Word for word, give the material below again, minus any images.

☆ ☆ ☆ ☆ ☆

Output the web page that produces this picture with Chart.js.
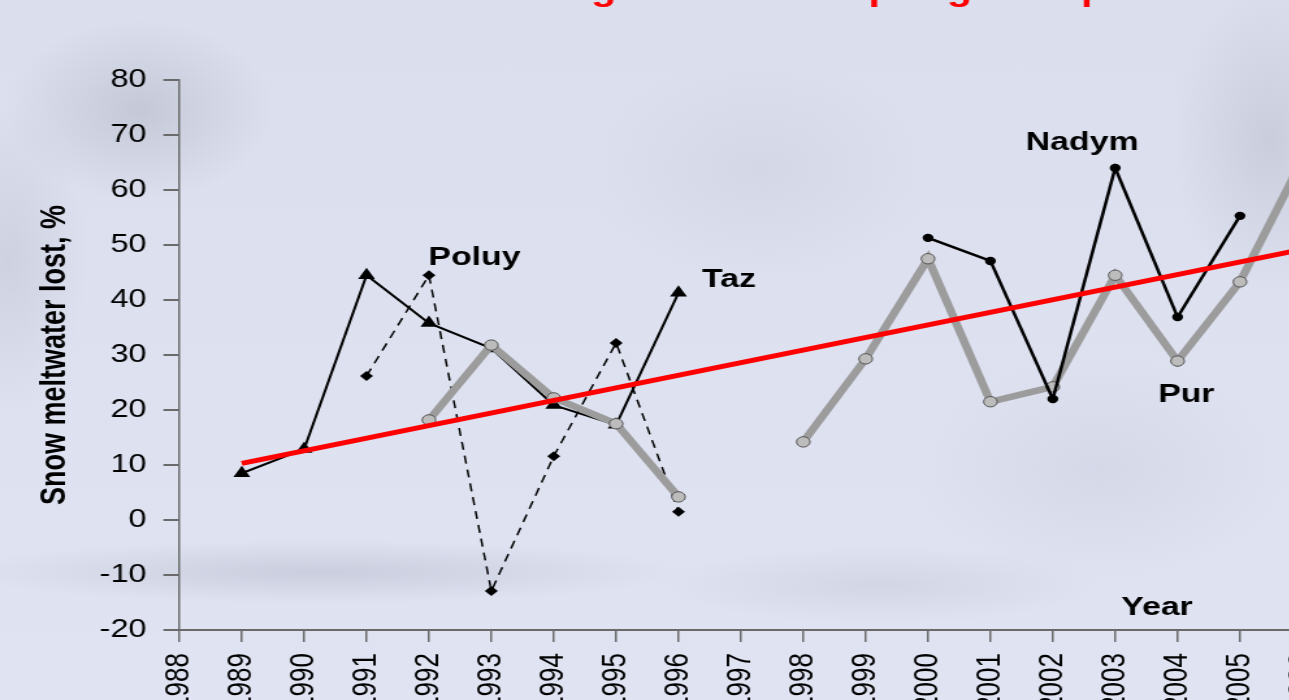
<!DOCTYPE html>
<html lang="en">
<head>
    <meta charset="UTF-8">
    <title>Snow meltwater lost</title>
    <script src="https://cdn.jsdelivr.net/npm/chart.js"></script>
    <style>
        html, body {
            margin: 0;
            padding: 0;
            width: 1289px;
            height: 700px;
            overflow: hidden;
        }
        body {
            position: relative;
            background-color: #dde1ef;
            background-image:
                radial-gradient(ellipse 190px 130px at 140px 110px, rgba(160,165,182,0.40), transparent 70%),
                radial-gradient(ellipse 110px 220px at 10px 260px, rgba(170,175,190,0.30), transparent 70%),
                radial-gradient(ellipse 520px 45px at 320px 572px, rgba(170,175,192,0.40), transparent 70%),
                radial-gradient(ellipse 320px 55px at 880px 585px, rgba(180,185,200,0.30), transparent 70%),
                radial-gradient(ellipse 140px 220px at 1270px 140px, rgba(165,170,188,0.35), transparent 70%),
                radial-gradient(ellipse 240px 160px at 760px 170px, rgba(190,195,212,0.30), transparent 70%),
                radial-gradient(ellipse 260px 160px at 1100px 470px, rgba(190,195,212,0.30), transparent 70%),
                linear-gradient(#dbdfed, #dfe3f2);
        }
        /* the source picture is stretched sideways, so the canvas is too */
        #wrap {
            position: absolute;
            left: 0;
            top: 0;
            width: 1092px;
            height: 700px;
            transform: scaleX(1.3);
            transform-origin: 0 0;
        }
    </style>
</head>
<body>
    <div id="wrap">
        <canvas id="chart" width="1092" height="700"></canvas>
    </div>

    <script>
        // years on the x axis
        const years = [1988, 1989, 1990, 1991, 1992, 1993, 1994, 1995, 1996, 1997,
                       1998, 1999, 2000, 2001, 2002, 2003, 2004, 2005, 2006, 2007];

        // snow meltwater lost, % (one value per year, null = no data)
        const taz   = [null, 8.5, 12.9, 44.5, 35.8, 31.2, 20.9, 17.3, 41.3, null,
                       null, null, null, null, null, null, null, null, null, null];
        const poluy = [null, null, null, 26.2, 44.5, -12.9, 11.6, 32.2, 1.5, null,
                       null, null, null, null, null, null, null, null, null, null];
        const pur   = [null, null, null, null, 18.2, 31.8, 22.2, 17.5, 4.2, null,
                       14.2, 29.3, 47.5, 21.5, 24.2, 44.5, 28.9, 43.3, 65.5, null];
        const nadym = [null, null, null, null, null, null, null, null, null, null,
                       null, null, 51.3, 47.1, 22.0, 64.0, 36.9, 55.3, null, null];
        const trend = [null, 10.3, null, null, null, null, null, null, null, null,
                       null, null, null, null, null, null, null, null, 49.2, null];

        const yTicks = { min: -20, max: 80, step: 10 };

        // text labels placed in data units
        const notes = [
            { text: 'Poluy', x: 1992.73, y: 46.4 },
            { text: 'Taz',   x: 1996.81, y: 42.4 },
            { text: 'Nadym', x: 2002.47, y: 67.3 },
            { text: 'Pur',   x: 2004.14, y: 21.5 },
            { text: 'Year',  x: 2003.67, y: -17.3 }
        ];
        const title = 'Increasing loss in the spring melt period';

        const FONT = '"Liberation Sans", Arial, sans-serif';

        function pts(values) {
            return years.map((yr, i) => ({ x: yr, y: values[i] }));
        }

        const notesPlugin = {
            id: 'notes',
            afterDatasetsDraw(chart) {
                const ctx = chart.ctx;
                const xs = chart.scales.x, ys = chart.scales.y;
                ctx.save();
                ctx.fillStyle = '#000';
                ctx.font = 'bold 26px ' + FONT;
                ctx.textAlign = 'center';
                ctx.textBaseline = 'alphabetic';
                notes.forEach(n => {
                    ctx.fillText(n.text, xs.getPixelForValue(n.x), ys.getPixelForValue(n.y));
                });
                // slide title, cut off by the top edge: only the descenders show
                ctx.fillStyle = '#ff0000';
                ctx.font = 'bold 32px ' + FONT;
                ctx.textAlign = 'left';
                ctx.fillText(title, 314, 0);
                ctx.restore();
            }
        };

        new Chart(document.getElementById('chart'), {
            type: 'line',
            data: {
                datasets: [
                    {
                        label: 'Trend',
                        data: pts(trend),
                        borderColor: '#ff0000',
                        borderWidth: 5,
                        pointRadius: 0,
                        spanGaps: true,
                        order: 0
                    },
                    {
                        label: 'Nadym',
                        data: pts(nadym),
                        borderColor: '#000',
                        borderWidth: 2.5,
                        pointRadius: 4.2,
                        pointBackgroundColor: '#000',
                        pointBorderColor: '#000',
                        pointBorderWidth: 0,
                        order: 1
                    },
                    {
                        label: 'Pur',
                        data: pts(pur),
                        borderColor: '#9c9c9c',
                        borderWidth: 6.5,
                        pointRadius: 5.2,
                        pointBackgroundColor: '#bcbcbc',
                        pointBorderColor: '#555',
                        pointBorderWidth: 1,
                        order: 2
                    },
                    {
                        label: 'Taz',
                        data: pts(taz),
                        borderColor: '#000',
                        borderWidth: 2,
                        pointStyle: 'triangle',
                        pointRadius: 7.5,
                        pointBackgroundColor: '#000',
                        pointBorderColor: '#000',
                        pointBorderWidth: 0,
                        order: 3
                    },
                    {
                        label: 'Poluy',
                        data: pts(poluy),
                        borderColor: '#000',
                        borderWidth: 1.5,
                        borderDash: [8, 6],
                        pointStyle: 'rectRot',
                        pointRadius: 5,
                        pointBackgroundColor: '#000',
                        pointBorderColor: '#000',
                        pointBorderWidth: 0,
                        order: 4
                    }
                ]
            },
            options: {
                responsive: false,
                animation: false,
                devicePixelRatio: 1,
                layout: { padding: { top: 80, right: 17, left: 0, bottom: 0 } },
                plugins: {
                    legend: { display: false },
                    tooltip: { enabled: false }
                },
                scales: {
                    x: {
                        type: 'linear',
                        min: years[0],
                        max: years[years.length - 1],
                        afterFit: s => { s.height = 70; },
                        grid: {
                            drawOnChartArea: false,
                            drawTicks: true,
                            tickLength: 12,
                            color: '#6a6a6a',
                            lineWidth: 1.5
                        },
                        border: { display: true, color: '#6a6a6a', width: 2 },
                        ticks: {
                            stepSize: 1,
                            autoSkip: false,
                            maxRotation: 90,
                            minRotation: 90,
                            padding: 11,
                            color: '#000',
                            font: { family: FONT, size: 26 },
                            callback: v => String(v)
                        }
                    },
                    y: {
                        min: yTicks.min,
                        max: yTicks.max,
                        afterFit: s => { s.width = 138; },
                        grid: {
                            drawOnChartArea: false,
                            drawTicks: true,
                            tickLength: 12.3,
                            color: '#6a6a6a',
                            lineWidth: 2
                        },
                        border: { display: true, color: '#6a6a6a', width: 1.5 },
                        ticks: {
                            stepSize: yTicks.step,
                            padding: 13,
                            color: '#000',
                            font: { family: FONT, size: 25 }
                        },
                        title: {
                            display: true,
                            text: 'Snow meltwater lost, %',
                            color: '#000',
                            font: { family: FONT, size: 27, weight: 'bold' },
                            padding: { top: 26, bottom: 0 }
                        }
                    }
                }
            },
            plugins: [notesPlugin]
        });
    </script>
</body>
</html>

☆ ☆ ☆ ☆ ☆

**Output**
Output the web page that produces this picture with Chart.js.
<!DOCTYPE html>
<html lang="en">
<head>
    <meta charset="UTF-8">
    <title>Snow meltwater lost</title>
    <script src="https://cdn.jsdelivr.net/npm/chart.js"></script>
    <style>
        html, body {
            margin: 0;
            padding: 0;
            width: 1289px;
            height: 700px;
            overflow: hidden;
        }
        body {
            position: relative;
            background-color: #dde1ef;
            background-image:
                radial-gradient(ellipse 190px 130px at 140px 110px, rgba(160,165,182,0.40), transparent 70%),
                radial-gradient(ellipse 110px 220px at 10px 260px, rgba(170,175,190,0.30), transparent 70%),
                radial-gradient(ellipse 520px 45px at 320px 572px, rgba(170,175,192,0.40), transparent 70%),
                radial-gradient(ellipse 320px 55px at 880px 585px, rgba(180,185,200,0.30), transparent 70%),
                radial-gradient(ellipse 140px 220px at 1270px 140px, rgba(165,170,188,0.35), transparent 70%),
                radial-gradient(ellipse 240px 160px at 760px 170px, rgba(190,195,212,0.30), transparent 70%),
                radial-gradient(ellipse 260px 160px at 1100px 470px, rgba(190,195,212,0.30), transparent 70%),
                linear-gradient(#dbdfed, #dfe3f2);
        }
        /* the source picture is stretched sideways, so the canvas is too */
        #wrap {
            position: absolute;
            left: 0;
            top: 0;
            width: 1092px;
            height: 700px;
            transform: scaleX(1.3);
            transform-origin: 0 0;
        }
    </style>
</head>
<body>
    <div id="wrap">
        <canvas id="chart" width="1092" height="700"></canvas>
    </div>

    <script>
        // years on the x axis
        const years = [1988, 1989, 1990, 1991, 1992, 1993, 1994, 1995, 1996, 1997,
                       1998, 1999, 2000, 2001, 2002, 2003, 2004, 2005, 2006, 2007];

        // snow meltwater lost, % (one value per year, null = no data)
        const taz   = [null, 8.5, 12.9, 44.5, 35.8, 31.2, 20.9, 17.3, 41.3, null,
                       null, null, null, null, null, null, null, null, null, null];
        const poluy = [null, null, null, 26.2, 44.5, -12.9, 11.6, 32.2, 1.5, null,
                       null, null, null, null, null, null, null, null, null, null];
        const pur   = [null, null, null, null, 18.2, 31.8, 22.2, 17.5, 4.2, null,
                       14.2, 29.3, 47.5, 21.5, 24.2, 44.5, 28.9, 43.3, 65.5, null];
        const nadym = [null, null, null, null, null, null, null, null, null, null,
                       null, null, 51.3, 47.1, 22.0, 64.0, 36.9, 55.3, null, null];
        const trend = [null, 10.3, null, null, null, null, null, null, null, null,
                       null, null, null, null, null, null, null, null, 49.2, null];

        const yTicks = { min: -20, max: 80, step: 10 };

        // text labels placed in data units
        const notes = [
            { text: 'Poluy', x: 1992.73, y: 46.4 },
            { text: 'Taz',   x: 1996.81, y: 42.4 },
            { text: 'Nadym', x: 2002.47, y: 67.3 },
            { text: 'Pur',   x: 2004.14, y: 21.5 },
            { text: 'Year',  x: 2003.67, y: -17.3 }
        ];
        const title = 'Increasing loss in the spring melt period';

        const FONT = '"Liberation Sans", Arial, sans-serif';

        function pts(values) {
            return years.map((yr, i) => ({ x: yr, y: values[i] }));
        }

        const notesPlugin = {
            id: 'notes',
            afterDatasetsDraw(chart) {
                const ctx = chart.ctx;
                const xs = chart.scales.x, ys = chart.scales.y;
                ctx.save();
                ctx.fillStyle = '#000';
                ctx.font = 'bold 26px ' + FONT;
                ctx.textAlign = 'center';
                ctx.textBaseline = 'alphabetic';
                notes.forEach(n => {
                    ctx.fillText(n.text, xs.getPixelForValue(n.x), ys.getPixelForValue(n.y));
                });
                // slide title, cut off by the top edge: only the descenders show
                ctx.fillStyle = '#ff0000';
                ctx.font = 'bold 32px ' + FONT;
                ctx.textAlign = 'left';
                ctx.fillText(title, 314, 0);
                ctx.restore();
            }
        };

        new Chart(document.getElementById('chart'), {
            type: 'line',
            data: {
                datasets: [
                    {
                        label: 'Trend',
                        data: pts(trend),
                        borderColor: '#ff0000',
                        borderWidth: 5,
                        pointRadius: 0,
                        spanGaps: true,
                        order: 0
                    },
                    {
                        label: 'Nadym',
                        data: pts(nadym),
                        borderColor: '#000',
                        borderWidth: 2.5,
                        pointRadius: 4.2,
                        pointBackgroundColor: '#000',
                        pointBorderColor: '#000',
                        pointBorderWidth: 0,
                        order: 1
                    },
                    {
                        label: 'Pur',
                        data: pts(pur),
                        borderColor: '#9c9c9c',
                        borderWidth: 6.5,
                        pointRadius: 5.2,
                        pointBackgroundColor: '#bcbcbc',
                        pointBorderColor: '#555',
                        pointBorderWidth: 1,
                        order: 2
                    },
                    {
                        label: 'Taz',
                        data: pts(taz),
                        borderColor: '#000',
                        borderWidth: 2,
                        pointStyle: 'triangle',
                        pointRadius: 7.5,
                        pointBackgroundColor: '#000',
                        pointBorderColor: '#000',
                        pointBorderWidth: 0,
                        order: 3
                    },
                    {
                        label: 'Poluy',
                        data: pts(poluy),
                        borderColor: '#000',
                        borderWidth: 1.5,
                        borderDash: [8, 6],
                        pointStyle: 'rectRot',
                        pointRadius: 5,
                        pointBackgroundColor: '#000',
                        pointBorderColor: '#000',
                        pointBorderWidth: 0,
                        order: 4
                    }
                ]
            },
            options: {
                responsive: false,
                animation: false,
                devicePixelRatio: 1,
                layout: { padding: { top: 80, right: 17, left: 0, bottom: 0 } },
                plugins: {
                    legend: { display: false },
                    tooltip: { enabled: false }
                },
                scales: {
                    x: {
                        type: 'linear',
                        min: years[0],
                        max: years[years.length - 1],
                        afterFit: s => { s.height = 70; },
                        grid: {
                            drawOnChartArea: false,
                            drawTicks: true,
                            tickLength: 12,
                            color: '#6a6a6a',
                            lineWidth: 1.5
                        },
                        border: { display: true, color: '#6a6a6a', width: 2 },
                        ticks: {
                            stepSize: 1,
                            autoSkip: false,
                            maxRotation: 90,
                            minRotation: 90,
                            padding: 11,
                            color: '#000',
                            font: { family: FONT, size: 26 },
                            callback: v => String(v)
                        }
                    },
                    y: {
                        min: yTicks.min,
                        max: yTicks.max,
                        afterFit: s => { s.width = 138; },
                        grid: {
                            drawOnChartArea: false,
                            drawTicks: true,
                            tickLength: 12.3,
                            color: '#6a6a6a',
                            lineWidth: 2
                        },
                        border: { display: true, color: '#6a6a6a', width: 1.5 },
                        ticks: {
                            stepSize: yTicks.step,
                            padding: 13,
                            color: '#000',
                            font: { family: FONT, size: 25 }
                        },
                        title: {
                            display: true,
                            text: 'Snow meltwater lost, %',
                            color: '#000',
                            font: { family: FONT, size: 27, weight: 'bold' },
                            padding: { top: 26, bottom: 0 }
                        }
                    }
                }
            },
            plugins: [notesPlugin]
        });
    </script>
</body>
</html>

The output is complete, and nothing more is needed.